Here we put forward a tool for the conceptual and quantitative assessment of the quality of DBD. To this end, we first develop a conceptual framework that allows us to map potential sources of error in DBD. Our framework builds on the Total Survey Error (TSE) framework proposed by Groves and colleagues (2009) and extensions of the TSE to DBD (e.g. Amaya et al., 2020; Sen et al., 2021). We call our framework the Total Error Framework for Digital Behavioural Data (TEF-DBD) and argue that it overcomes limitations of previous approaches by clearly distinguishing between error components attributable to the measurement and sampling processes. Second, we apply TEF-DBD to map potential sources of error in empirical research on the relation between online traders’ reputations and these traders’ market performance (so-called reputation effects) in peer-to-peer (P2P) online markets (Przepiorka, 2023). Third, we rely on a meta-analytical dataset comprising information on around 200 unique DBD datasets from 25 years of research on reputation effects in P2P online markets to quantify the relative importance of different sources of error. We do this by means of what we call meta-dominance analysis, which applies dominance analysis (Azen & Budescu, 2006; Budescu, 1993) on meta-analytic variables such as effect sizes and study and dataset characteristics.
Our first objective is to identify the impact of sample size, that is, random sampling variability, on the overall effect variation or heterogeneity. This is particularly important as the large number of observations in DBD is an often claimed advantage (cp. the classical ‘volume’ criteria) (although see Kaplan et al., 2014). In a second step, we capture potential sources of error arising from measurement and sampling (cp. Sen et al., 2021). Meta-dominance analysis allows us to split the contribution of variables associated with different error components on the overall systematic variability in effect sizes reported in different studies. This approach allows us to assess the relative impact of different error components on the total error. In our case of application, this approach allows us to quantify the impact researcher decisions can have on DBD quality at different stages of the research process when studying reputation effects by means of P2P online market transaction data.
In what follows, we first briefly review previous frameworks and outline our proposed TEF-DBD framework. We then describe the DBD from P2P online markets and show how we use our conceptual framework to map error components in these data. In the data and methods section, we describe how we implement meta-dominance analysis to quantify potential error components by means of metadata from 25 years of research on reputation effects in P2P online markets. After reporting our results, we discuss our findings and approach in light of other initiatives that aim to assess the quality of quantitative empirical research.
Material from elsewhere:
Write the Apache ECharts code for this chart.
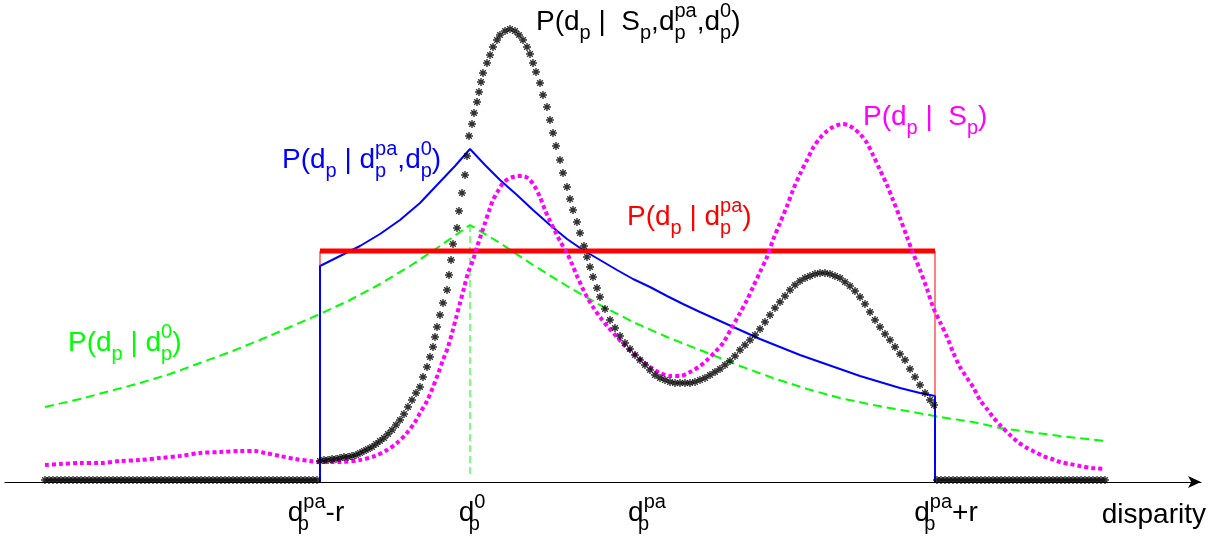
<!DOCTYPE html>
<html>
<head>
<meta charset="utf-8">
<script src="https://cdn.jsdelivr.net/npm/echarts@6/dist/echarts.min.js"></script>
<style>html,body{margin:0;padding:0;background:#fff}#c{width:1224px;height:548px}</style>
</head>
<body>
<div id="c"></div>
<script>
// ---- data (x: disparity, y: probability density, both in chart units) ----
const tickValues = [316, 472, 647, 946];
const tickLabels = [
  '{m|d}{sb0|p}{sp|pa}{m|-r}',
  '{m|d}{sb0|p}{sp|0}',
  '{m|d}{sb0|p}{sp|pa}',
  '{m|d}{sb0|p}{sp|pa}{m|+r}'
];
const axisName = '{m|disparity}';

const seriesNames = ['P(dp | dp0)', 'P(dp | dppa,dp0)', 'P(dp | dppa)', 'P(dp | Sp)', 'P(dp | Sp,dppa,dp0)'];

const greenPrior = [[45,75],[80,83],[110,91],[140,99],[170,108],[200,119],[230,130],[260,142],[290,155],[320,168],[350,182],[380,198],[410,216],[440,236],[470,257],[500,239],[533,217],[567,196],[600,177],[633,160],[667,145],[700,132],[740,116],[773,104],[807,93],[840,84],[873,77],[907,71],[940,65],[973,60],[1000,54],[1030,50],[1060,46],[1105,41]];
const greenMarker = [[470,257],[470,6]];

const bluePrior = [[320,0],[320,216],[340,226],[360,236],[380,248],[400,262],[420,279],[437,297],[455,316],[470,333],[485,317],[500,302],[517,287],[533,272],[550,257],[567,243],[583,232],[600,222],[617,212],[633,203],[650,195],[667,186],[683,178],[700,170],[720,161],[740,152],[760,143],[780,135],[800,127],[820,120],[840,113],[860,106],[880,100],[900,94],[920,89],[935,86],[935,0]];

const redUniform = [[320,231],[935,231]];
const redEdges = [[320,216],[320,231],'-',[935,231],[935,86]];

const magentaLik = [[45,17],[60,18],[80,19],[100,19],[120,21],[140,22],[160,24],[180,26],[200,29],[220,30],[240,31],[255,31],[265,29],[280,26],[295,23],[310,21],[320,20],[340,20],[360,22],[375,26],[387,32],[397,39],[407,49],[415,60],[420,69],[427,81],[433,95],[438,108],[443,122],[448,135],[452,149],[456,164],[460,179],[464,194],[468,209],[473,222],[477,235],[481,247],[485,259],[489,271],[493,282],[498,291],[503,299],[508,303],[513,305],[518,306],[522,306],[526,305],[530,302],[535,295],[540,285],[545,272],[550,261],[555,251],[560,241],[567,229],[572,218],[577,206],[582,195],[587,185],[593,175],[600,165],[608,155],[617,145],[625,136],[633,129],[641,122],[650,115],[660,109],[670,106],[680,106],[690,110],[700,116],[707,122],[715,130],[723,139],[731,153],[740,169],[747,182],[753,195],[760,210],[767,225],[773,242],[780,259],[787,276],[793,292],[800,308],[807,322],[813,334],[820,344],[827,351],[833,355],[838,357],[843,358],[848,357],[853,354],[860,348],[867,339],[873,327],[880,312],[887,297],[893,282],[900,264],[907,245],[913,229],[920,212],[927,193],[933,175],[940,160],[947,145],[953,130],[960,115],[967,104],[973,95],[980,82],[987,73],[993,65],[1000,57],[1010,47],[1018,40],[1027,34],[1035,30],[1043,26],[1052,23],[1060,20],[1070,18],[1080,16],[1092,14],[1105,13]];

const blackPost = [
[45,2],[49,2],[53,2],[57,2],[61,2],[65,2],[69,2],[73,2],[77,2],[81,2],[85,2],[89,2],[93,2],[97,2],[101,2],[105,2],[109,2],[113,2],[117,2],[121,2],[125,2],[129,2],[133,2],[137,2],[141,2],[145,2],[149,2],[153,2],[157,2],[161,2],[165,2],[169,2],[173,2],[177,2],[181,2],[185,2],[189,2],[193,2],[197,2],[201,2],[205,2],[209,2],[213,2],[217,2],[221,2],[225,2],[229,2],[233,2],[237,2],[241,2],[245,2],[249,2],[253,2],[257,2],[261,2],[265,2],[269,2],[273,2],[277,2],[281,2],[285,2],[289,2],[293,2],[297,2],[301,2],[305,2],[309,2],[313,2],[317,2],
[320,21],[324,22],[328,22],[332,23],[336,23],[340,24],[344,25],[348,25],[352,26],[356,27],[360,29],[364,31],[368,33],[372,35],[376,38],[380,41],[384,44],[388,48],[392,52],[396,57],[400,62],[404,68],[408,75],[412,82],[416,89],[420,95],[423,105],[427,115],[430,125],[433,135],[435,145],[437,155],[440,167],[443,179],[447,192],[449,207],[451,222],[453,238],[457,254],[459,271],[462,289],[465,307],[467,326],[469,346],[472,358],[474,369],[477,380],[479,390],[481,400],[483,409],[487,419],[490,427],[493,435],[497,442],[500,447],[505,451],[510,453],[515,451],[519,447],[523,442],[527,435],[530,428],[533,419],[536,410],[540,399],[543,387],[547,375],[550,362],[553,349],[556,336],[560,322],[563,309],[567,295],[570,283],[573,272],[577,260],[580,249],[584,236],[587,225],[590,215],[593,205],[597,194],[600,185],[605,173],[610,162],[615,154],[620,146],[625,139],[630,133],[635,127],[640,122],[645,117],[650,112],[655,107],[660,104],[665,102],[670,100],[675,99],[680,99],[685,99],[690,99],[695,100],[700,102],[705,104],[710,107],[715,110],[720,113],[725,117],[730,121],[735,126],[740,132],[745,137],[750,142],[755,147],[760,153],[765,160],[770,167],[775,174],[780,180],[785,186],[790,192],[795,197],[800,201],[805,204],[810,206],[815,208],[820,209],[825,209],[830,208],[835,206],[840,204],[845,200],[850,196],[855,191],[860,185],[865,178],[870,170],[875,162],[880,155],[885,148],[890,142],[895,135],[900,128],[905,122],[910,113],[915,105],[920,97],[925,89],[930,82],[934,77],
[937,2],[941,2],[945,2],[949,2],[953,2],[957,2],[961,2],[965,2],[969,2],[973,2],[977,2],[981,2],[985,2],[989,2],[993,2],[997,2],[1001,2],[1005,2],[1009,2],[1013,2],[1017,2],[1021,2],[1025,2],[1029,2],[1033,2],[1037,2],[1041,2],[1045,2],[1049,2],[1053,2],[1057,2],[1061,2],[1065,2],[1069,2],[1073,2],[1077,2],[1081,2],[1085,2],[1089,2],[1093,2],[1097,2],[1101,2],[1105,2]
];

// curve annotation texts
const curveLabels = [
  '{m|P(d}{sb|p}{m| |  S}{sb|p}{m|,d}{sb0|p}{sp|pa}{m|,d}{sb0|p}{sp|0}{m|)}',
  '{m|P(d}{sb|p}{m| | d}{sb0|p}{sp|pa}{m|,d}{sb0|p}{sp|0}{m|)}',
  '{m|P(d}{sb|p}{m| |  S}{sb|p}{m|)}',
  '{m|P(d}{sb|p}{m| | d}{sb0|p}{sp|pa}{m|)}',
  '{m|P(d}{sb|p}{m| | d}{sb0|p}{sp|0}{m|)}'
];

// ---- layout / style ----
const FONT = '"Liberation Sans", Arial, Helvetica, sans-serif';
const C = {green:'#00ff00', blue:'#0000ff', red:'#ff0000', magenta:'#ff00ff', black:'#000000'};
const labelLayout = [
  {left:536, top:1,   color:C.black},
  {left:282, top:139, color:C.blue},
  {left:863, top:103, color:C.magenta},
  {left:627, top:196, color:C.red},
  {left:68,  top:322, color:C.green}
];

function richStyles(color, key) {
  const mk = (o) => Object.assign({fontFamily: FONT, [key]: color}, o);
  return {
    m:   mk({fontSize:28, lineHeight:42, verticalAlign:'middle'}),
    sp:  mk({fontSize:20, lineHeight:20, verticalAlign:'top'}),
    sb:  mk({fontSize:20, lineHeight:20, verticalAlign:'bottom'}),
    sb0: mk({fontSize:20, lineHeight:20, verticalAlign:'bottom', width:0})
  };
}

const chart = echarts.init(document.getElementById('c'), null, {renderer:'canvas'});
chart.setOption({
  backgroundColor:'#ffffff',
  animation:false,
  grid:{left:5, right:23, top:0, bottom:66},
  xAxis:{
    type:'value', min:5, max:1201,
    name: axisName, nameLocation:'end', nameGap:5,
    nameTextStyle:{align:'right', verticalAlign:'top', padding:[12,0,0,0], rich: richStyles('#000','color')},
    axisLine:{show:true, onZero:false, symbol:['none','arrow'], symbolSize:[9,13], lineStyle:{color:'#000', width:1.2}},
    axisTick:{show:false},
    splitLine:{show:false},
    axisLabel:{
      customValues: tickValues, margin:10,
      formatter: (v) => { const i = tickValues.indexOf(v); return i >= 0 ? tickLabels[i] : ''; },
      rich: richStyles('#000','color')
    }
  },
  yAxis:{type:'value', min:0, max:482, show:false},
  series:[
    {name:seriesNames[0], type:'line', data:greenPrior, showSymbol:false, lineStyle:{color:C.green, width:2, type:[9,5]}, z:2},
    {name:'d0 marker', type:'line', data:greenMarker, showSymbol:false, lineStyle:{color:C.green, width:1, type:[7,4]}, z:2},
    {name:seriesNames[1], type:'line', data:bluePrior, showSymbol:false, lineStyle:{color:C.blue, width:2}, z:3},
    {name:'edges', type:'line', data:redEdges, showSymbol:false, connectNulls:false, lineStyle:{color:C.red, width:1}, z:3},
    {name:seriesNames[2], type:'line', data:redUniform, showSymbol:false, lineStyle:{color:C.red, width:5}, z:4},
    {name:seriesNames[3], type:'line', data:magentaLik, smooth:0.3, showSymbol:false, lineStyle:{color:C.magenta, width:4, type:[4,3]}, z:5},
    {name:seriesNames[4], type:'scatter', data:blackPost,
      symbol:'path://M4,0L4,8M0,4L8,4M1.2,1.2L6.8,6.8M1.2,6.8L6.8,1.2', symbolSize:8,
      itemStyle:{color:'#000', borderColor:'#000', borderWidth:1.4}, z:6}
  ],
  graphic: labelLayout.map((l, i) => ({
    type:'text', left:l.left, top:l.top, z:10,
    style:{text: curveLabels[i], rich: richStyles(l.color, 'fill')}
  }))
});
</script>
</body>
</html>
Assessing the Quality of DBD
Groves and colleagues (2009) popularised a quality perspective on survey research, the TSE framework, that builds on the different sources of error inherent in the life cycles of surveys (for an account of the historical evolution of the TSE framework, see Groves & Lyberg, 2010). The TSE framework identifies several sources of error emanating from two types of inference processes that researchers engage in when conducting surveys. Here, we call these two inference processes measurement and sampling (the latter was originally termed representation by Groves et al., 2009).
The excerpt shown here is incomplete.